Royaume-Uni : RSF s’inquiète d’une proposition de loi qui pourrait condamner les journalistes pour espionnage
Reporters sans frontières (RSF) exprime sa profonde préoccupation à l’égard de la nouvelle proposition de loi au Royaume-Uni, qui menace les journalistes d’une peine d’emprisonnement allant jusqu’à 14 ans s’ils accédent à des documents officiels qui ont fait l’objet de fuites.
Dans un document de consultation de 326 pages récemment publié et intitulé « Protection des données officielles », la Commission du droit propose de remplacer la Loi sur les secrets officiels par une « Loi sur l’espionnage » mise à jour. Bien que cette proposition soit soumis à une consultation publique jusqu’au 3 avril, la Commission du droit a déjà élaboré les recommandations initiales sans engager de manière significative les ONG et les médias, excluant ainsi les principales parties prenantes d’une grave question d'intérêt public.
Selon la proposition, la loi redéfinirait l’espionnage comme « susceptible d’être commis par un individu qui communique non seulement des informations, mais aussi par un individu qui les obtient ou les réunit ». Il n’y aurait « aucune restriction quant à savoir qui pourrait commettre l’infraction » et la peine maximale d’emprisonnement pour ces infractions passerait de deux ans à quatorze ans, un chiffre stupéfiant. Le champ d’application de la loi serait également élargi pour inclure des informations qui nuisent au « bien-être économique ». Cette loi, si elle était votée, pourrait ainsi condamner les journalistes, et les défenseurs des droits de l’homme au titre d’ « espions ».

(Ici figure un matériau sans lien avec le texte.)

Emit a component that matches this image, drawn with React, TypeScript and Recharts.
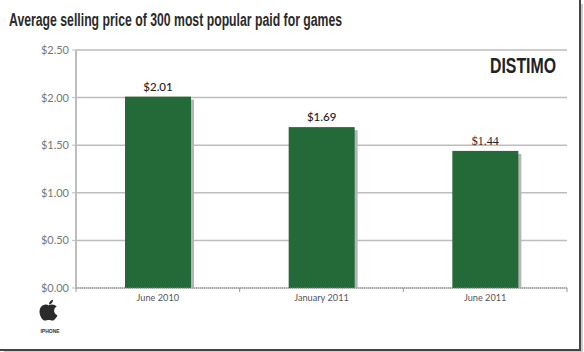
import { Bar, BarChart, CartesianGrid, LabelList, XAxis, YAxis } from 'recharts';

const months = ['June 2010', 'January 2011', 'June 2011'];
const prices = [2.01, 1.69, 1.44];
const priceTicks = [0, 0.5, 1, 1.5, 2, 2.5];

const chartData = months.map((month, index) => ({ month, price: prices[index] }));

const money = (value: number) => `$${value.toFixed(2)}`;
const BAND_WIDTH = 491 / 3;

// 右下に薄い影を付けた棒
const ShadowBar = ({ x, y, width, height }: any) => (
  <g>
    <rect x={x + 3} y={y + 3} width={width} height={height - 3} fill="#b5b5b5" />
    <rect x={x} y={y} width={width} height={height} fill="#236a38" />
  </g>
);

const MonthTick = ({ x, y, payload, index }: any) => (
  <g>
    <line x1={x - BAND_WIDTH / 2} x2={x - BAND_WIDTH / 2} y1={y - 8} y2={y - 4} stroke="#999" />
    {index === months.length - 1 && (
      <line x1={x + BAND_WIDTH / 2} x2={x + BAND_WIDTH / 2} y1={y - 8} y2={y - 4} stroke="#999" />
    )}
    <text x={x} y={y + 5} textAnchor="middle" fontSize={9.2} fontFamily="Lato, sans-serif" fill="#555">
      {payload.value}
    </text>
  </g>
);

const PriceLabel = ({ x, y, width, value, index }: any) => (
  <text
    x={x + width / 2}
    y={y - 6}
    textAnchor="middle"
    fontSize={index === 2 ? 12 : 11.5}
    fontFamily={index === 2 ? '"Liberation Serif", serif' : 'Lato, sans-serif'}
    fontWeight={index === 2 ? 400 : 500}
    fill="#222"
  >
    {money(value)}
  </text>
);

export default function App() {
  return (
    <div
      style={{
        position: 'absolute',
        left: 0,
        top: 0,
        width: 584,
        height: 352,
        background: '#fff',
        overflow: 'hidden',
      }}
    >
      <div
        style={{
          position: 'absolute',
          left: 9,
          top: 9,
          fontFamily: '"Liberation Sans", sans-serif',
          fontWeight: 700,
          fontSize: 17.5,
          lineHeight: '22px',
          color: '#2b2b2b',
          whiteSpace: 'nowrap',
          transform: 'scaleX(0.7)',
          transformOrigin: 'left top',
        }}
      >
        Average selling price of 300 most popular paid for games
      </div>

      <BarChart
        width={584}
        height={352}
        data={chartData}
        margin={{ top: 50, right: 17, bottom: 34, left: 0 }}
      >
        <CartesianGrid vertical={false} stroke="#bdbdbd" strokeWidth={1.5} />
        <YAxis
          width={76}
          domain={[0, 2.5]}
          ticks={priceTicks}
          tickFormatter={money}
          interval={0}
          axisLine={{ stroke: '#bdbdbd', strokeWidth: 2 }}
          tickLine={{ stroke: '#bdbdbd' }}
          tickSize={4}
          tickMargin={3}
          tick={{ fontSize: 11, fontFamily: 'Lato, sans-serif', fill: '#777' }}
        />
        <XAxis
          dataKey="month"
          axisLine={{ stroke: '#888', strokeDasharray: '1 1' }}
          tickLine={false}
          interval={0}
          tick={<MonthTick />}
        />
        <Bar dataKey="price" barSize={66} shape={<ShadowBar />} isAnimationActive={false}>
          <LabelList dataKey="price" content={<PriceLabel />} />
        </Bar>
      </BarChart>

      <div
        style={{
          position: 'absolute',
          left: 490,
          top: 54,
          fontFamily: '"Liberation Sans", sans-serif',
          fontWeight: 700,
          fontSize: 22,
          lineHeight: '24px',
          color: '#222',
          whiteSpace: 'nowrap',
          transform: 'scaleX(0.72)',
          transformOrigin: 'left top',
        }}
      >
        DISTIMO
      </div>

      <svg style={{ position: 'absolute', left: 38, top: 299 }} width={24} height={26} viewBox="0 0 24 26">
        <path
          d="M11 6.5c-1.5-.8-3-1.2-4.500-.8C3.500 6.400 1.500 9 1.500 12.500c0 3.800 2.300 8 4.600 8.900 1.600.6 2.900-.4 4.700-.4s3 1 4.600.4c1.700-.7 3.200-2.900 4-5.100-2.200-1-3.300-2.600-3.300-4.500 0-1.800 1-3.200 2.600-4.200-1.300-1.600-3-2.300-4.800-2.200-1.100.1-1.900.5-2.900.6z"
          fill="#2a2a2a"
        />
        <path d="M11 5.500c0-2.400 1.500-4.200 4-4.700.1 2.500-1.600 4.500-4 4.700z" fill="#2a2a2a" />
      </svg>
      <div
        style={{
          position: 'absolute',
          left: 38,
          top: 328,
          width: 24,
          textAlign: 'center',
          fontFamily: '"Liberation Sans", sans-serif',
          fontWeight: 700,
          fontSize: 5,
          lineHeight: '6px',
          color: '#333',
        }}
      >
        IPHONE
      </div>

      {/* 元画像の枠（右と下の濃い線） */}
      <div style={{ position: 'absolute', left: 0, top: 0, width: 579, height: 349, borderRight: '2px solid #444', borderBottom: '2px solid #444' }} />
      <div style={{ position: 'absolute', left: 581, top: 4, width: 2, height: 347, background: '#ccc' }} />
      <div style={{ position: 'absolute', left: 4, top: 351, width: 579, height: 1, background: '#ccc' }} />
    </div>
  );
}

« L’attitude de plus en plus hostile du gouvernement britannique envers les journalistes et les dénonciateurs est alarmante, en particulier dans le contexte d’un certain nombre d’autres mesures inquiétantes contre la liberté de la presse ces derniers mois, déclare Rebecca Vincent, directrice du Bureau de RSF au Royaume-Uni. La crainte d’être qualifié d’espion et d’être potentiellement passible d’une longue peine d’emprisonnement pour un travail journalistique légitime serait un facteur de dissuasion grave pour de nombreux journalistes et aurait le même effet sur les médias, restreignant ainsi le droit du public d’accéder à l’information ».
Les nouvelles recommandations font suite à une récente consultation publique sur la problématique Section 40 du Crime and Courts Act 2013 relative à la réglementation de la presse, pour laquelle RSF et English PEN avaient fait une soumission commune et demander son abrogation.
Les propositions font également suite à l’adoption en décembre de la menaçante Loi sur les pouvoirs d’investigation, décrite par la Coalition « Don’t Spy on Us » (Ne nous espionnez pas) comme « la loi de surveillance la plus extrême de l’histoire du Royaume-Uni ». RSF a averti que la loi pourrait servir de « condamnation à mort pour le journalisme d’investigation » au Royaume-Uni. Combinée à la nouvelle proposition de loi sur l’espionnage, la menace pour le journalisme d’investigation est encore plus alarmante.
Le Royaume-Uni occupe la 38e position sur 180 pays dans le Classement mondial de la liberté de la presse 2016 établi par RSF.